**Dataset section**
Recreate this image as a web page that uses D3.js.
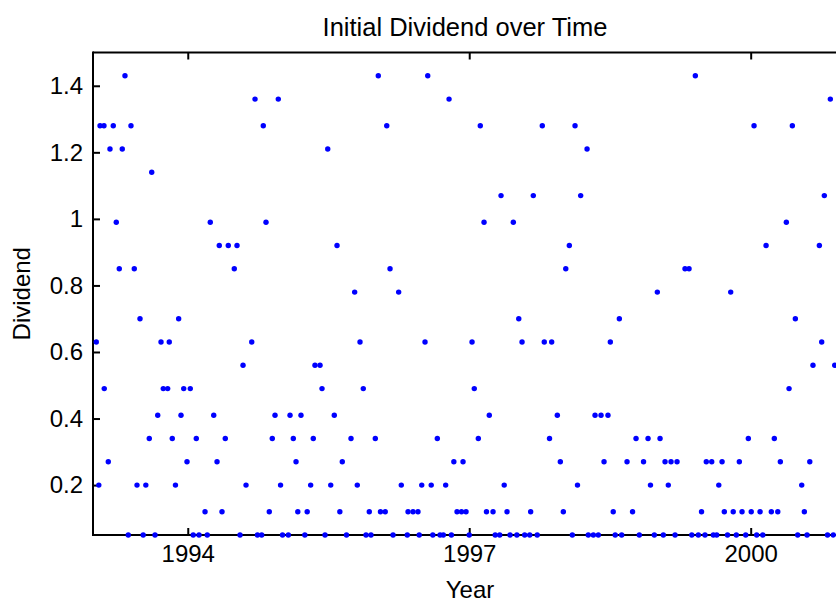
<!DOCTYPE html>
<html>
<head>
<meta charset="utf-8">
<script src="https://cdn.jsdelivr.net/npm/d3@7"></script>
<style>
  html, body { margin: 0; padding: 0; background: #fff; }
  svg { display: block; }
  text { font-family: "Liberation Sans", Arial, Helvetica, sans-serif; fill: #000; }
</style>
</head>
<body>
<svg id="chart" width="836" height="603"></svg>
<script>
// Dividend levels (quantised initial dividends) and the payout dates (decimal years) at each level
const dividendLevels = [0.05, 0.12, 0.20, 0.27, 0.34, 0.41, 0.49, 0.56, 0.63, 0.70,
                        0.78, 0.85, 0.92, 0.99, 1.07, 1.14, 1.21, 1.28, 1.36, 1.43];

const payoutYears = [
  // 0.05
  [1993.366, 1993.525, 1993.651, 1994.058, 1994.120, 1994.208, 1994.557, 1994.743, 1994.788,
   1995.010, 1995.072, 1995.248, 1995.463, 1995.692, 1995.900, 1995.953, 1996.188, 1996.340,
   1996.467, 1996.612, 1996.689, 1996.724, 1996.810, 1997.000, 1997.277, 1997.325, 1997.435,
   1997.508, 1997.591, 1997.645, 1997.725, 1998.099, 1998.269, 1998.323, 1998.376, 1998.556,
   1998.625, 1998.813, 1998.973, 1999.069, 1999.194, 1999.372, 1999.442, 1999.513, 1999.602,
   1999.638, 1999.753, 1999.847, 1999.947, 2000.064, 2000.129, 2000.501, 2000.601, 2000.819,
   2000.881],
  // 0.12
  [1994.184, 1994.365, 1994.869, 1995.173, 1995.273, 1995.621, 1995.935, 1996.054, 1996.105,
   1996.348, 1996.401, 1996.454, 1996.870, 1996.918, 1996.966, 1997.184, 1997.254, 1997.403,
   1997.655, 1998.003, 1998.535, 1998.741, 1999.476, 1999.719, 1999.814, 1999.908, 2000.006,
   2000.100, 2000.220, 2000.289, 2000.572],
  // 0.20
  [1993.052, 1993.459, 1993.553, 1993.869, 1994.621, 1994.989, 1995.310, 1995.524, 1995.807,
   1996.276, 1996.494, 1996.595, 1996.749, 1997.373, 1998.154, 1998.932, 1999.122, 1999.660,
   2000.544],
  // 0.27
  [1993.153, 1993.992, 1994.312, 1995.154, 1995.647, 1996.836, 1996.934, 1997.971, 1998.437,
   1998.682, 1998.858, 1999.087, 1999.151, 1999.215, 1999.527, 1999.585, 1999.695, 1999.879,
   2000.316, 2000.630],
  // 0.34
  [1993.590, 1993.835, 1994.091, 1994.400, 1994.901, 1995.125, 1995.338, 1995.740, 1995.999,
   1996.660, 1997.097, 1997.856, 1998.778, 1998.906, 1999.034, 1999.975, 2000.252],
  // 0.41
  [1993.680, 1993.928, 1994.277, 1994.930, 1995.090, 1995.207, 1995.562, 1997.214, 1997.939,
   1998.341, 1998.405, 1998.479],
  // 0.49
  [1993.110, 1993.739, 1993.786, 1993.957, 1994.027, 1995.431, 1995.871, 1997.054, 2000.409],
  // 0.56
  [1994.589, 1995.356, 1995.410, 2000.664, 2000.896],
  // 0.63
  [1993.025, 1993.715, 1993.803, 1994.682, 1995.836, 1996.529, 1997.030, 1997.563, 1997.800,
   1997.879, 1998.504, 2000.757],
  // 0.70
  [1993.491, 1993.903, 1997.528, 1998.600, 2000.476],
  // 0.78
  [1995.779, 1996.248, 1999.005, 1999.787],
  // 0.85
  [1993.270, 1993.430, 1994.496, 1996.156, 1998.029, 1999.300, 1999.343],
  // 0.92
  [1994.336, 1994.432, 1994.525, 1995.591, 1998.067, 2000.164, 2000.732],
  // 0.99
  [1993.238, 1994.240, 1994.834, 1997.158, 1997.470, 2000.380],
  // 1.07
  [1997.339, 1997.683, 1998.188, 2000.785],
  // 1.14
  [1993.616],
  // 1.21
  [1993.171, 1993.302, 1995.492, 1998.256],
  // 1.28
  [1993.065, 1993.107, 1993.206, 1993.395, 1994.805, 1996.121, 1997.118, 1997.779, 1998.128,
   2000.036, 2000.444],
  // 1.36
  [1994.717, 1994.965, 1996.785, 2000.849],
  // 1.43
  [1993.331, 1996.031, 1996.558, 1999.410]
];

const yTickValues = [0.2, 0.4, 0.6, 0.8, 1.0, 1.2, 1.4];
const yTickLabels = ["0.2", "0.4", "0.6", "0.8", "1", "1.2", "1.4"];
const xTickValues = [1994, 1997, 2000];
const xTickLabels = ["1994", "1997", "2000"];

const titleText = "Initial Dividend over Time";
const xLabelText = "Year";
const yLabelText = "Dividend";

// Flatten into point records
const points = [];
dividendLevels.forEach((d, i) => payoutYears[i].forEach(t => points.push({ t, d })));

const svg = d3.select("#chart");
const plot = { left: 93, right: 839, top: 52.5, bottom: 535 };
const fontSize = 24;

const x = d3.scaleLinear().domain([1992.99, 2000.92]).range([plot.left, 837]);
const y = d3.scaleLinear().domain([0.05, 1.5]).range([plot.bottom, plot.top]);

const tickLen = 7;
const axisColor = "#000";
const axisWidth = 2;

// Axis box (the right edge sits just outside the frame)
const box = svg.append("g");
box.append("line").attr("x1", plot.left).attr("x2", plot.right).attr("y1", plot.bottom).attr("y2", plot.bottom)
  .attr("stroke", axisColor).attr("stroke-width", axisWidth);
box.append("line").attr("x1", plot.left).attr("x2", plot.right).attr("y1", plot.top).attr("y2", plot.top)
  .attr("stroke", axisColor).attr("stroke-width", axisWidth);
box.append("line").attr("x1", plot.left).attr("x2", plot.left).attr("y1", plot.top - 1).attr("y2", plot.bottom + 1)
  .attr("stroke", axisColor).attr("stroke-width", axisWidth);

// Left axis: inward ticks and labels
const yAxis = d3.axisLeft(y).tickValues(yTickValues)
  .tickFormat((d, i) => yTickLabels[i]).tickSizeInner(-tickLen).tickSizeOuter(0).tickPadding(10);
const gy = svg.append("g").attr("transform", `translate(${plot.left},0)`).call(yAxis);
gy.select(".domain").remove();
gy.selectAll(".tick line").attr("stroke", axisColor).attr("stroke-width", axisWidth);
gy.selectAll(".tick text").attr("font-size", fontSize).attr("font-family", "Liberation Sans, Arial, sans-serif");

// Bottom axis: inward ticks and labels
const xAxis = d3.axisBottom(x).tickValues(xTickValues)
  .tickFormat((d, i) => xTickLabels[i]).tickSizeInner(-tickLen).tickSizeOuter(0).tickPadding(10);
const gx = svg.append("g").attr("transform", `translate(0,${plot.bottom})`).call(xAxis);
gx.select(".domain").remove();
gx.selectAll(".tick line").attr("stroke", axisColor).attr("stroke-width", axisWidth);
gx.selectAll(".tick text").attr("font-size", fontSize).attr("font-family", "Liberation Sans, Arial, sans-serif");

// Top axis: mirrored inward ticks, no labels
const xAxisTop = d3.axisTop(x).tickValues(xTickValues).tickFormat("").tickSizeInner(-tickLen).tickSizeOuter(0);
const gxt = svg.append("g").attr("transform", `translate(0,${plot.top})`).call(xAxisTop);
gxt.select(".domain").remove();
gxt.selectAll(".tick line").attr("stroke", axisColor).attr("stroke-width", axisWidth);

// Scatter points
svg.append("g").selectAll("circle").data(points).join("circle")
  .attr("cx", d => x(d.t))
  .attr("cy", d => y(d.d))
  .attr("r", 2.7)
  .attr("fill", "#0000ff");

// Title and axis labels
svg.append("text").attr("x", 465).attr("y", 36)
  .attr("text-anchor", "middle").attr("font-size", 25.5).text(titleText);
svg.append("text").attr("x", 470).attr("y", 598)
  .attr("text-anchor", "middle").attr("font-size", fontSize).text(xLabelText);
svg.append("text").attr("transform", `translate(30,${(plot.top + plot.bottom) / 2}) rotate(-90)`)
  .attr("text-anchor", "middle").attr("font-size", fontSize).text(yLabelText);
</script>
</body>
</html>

**The problem**
Write out each line of the listing above, exactly, from its first line to the line holding "0.78, 0.85, 0.92, 0.99, 1.07, 1.14, 1.21, 1.28, 1.36, 1.43];", inclusive. Skip the pictures.

**In response**
Recreate this image as a web page that uses D3.js.
<!DOCTYPE html>
<html>
<head>
<meta charset="utf-8">
<script src="https://cdn.jsdelivr.net/npm/d3@7"></script>
<style>
  html, body { margin: 0; padding: 0; background: #fff; }
  svg { display: block; }
  text { font-family: "Liberation Sans", Arial, Helvetica, sans-serif; fill: #000; }
</style>
</head>
<body>
<svg id="chart" width="836" height="603"></svg>
<script>
// Dividend levels (quantised initial dividends) and the payout dates (decimal years) at each level
const dividendLevels = [0.05, 0.12, 0.20, 0.27, 0.34, 0.41, 0.49, 0.56, 0.63, 0.70,
                        0.78, 0.85, 0.92, 0.99, 1.07, 1.14, 1.21, 1.28, 1.36, 1.43];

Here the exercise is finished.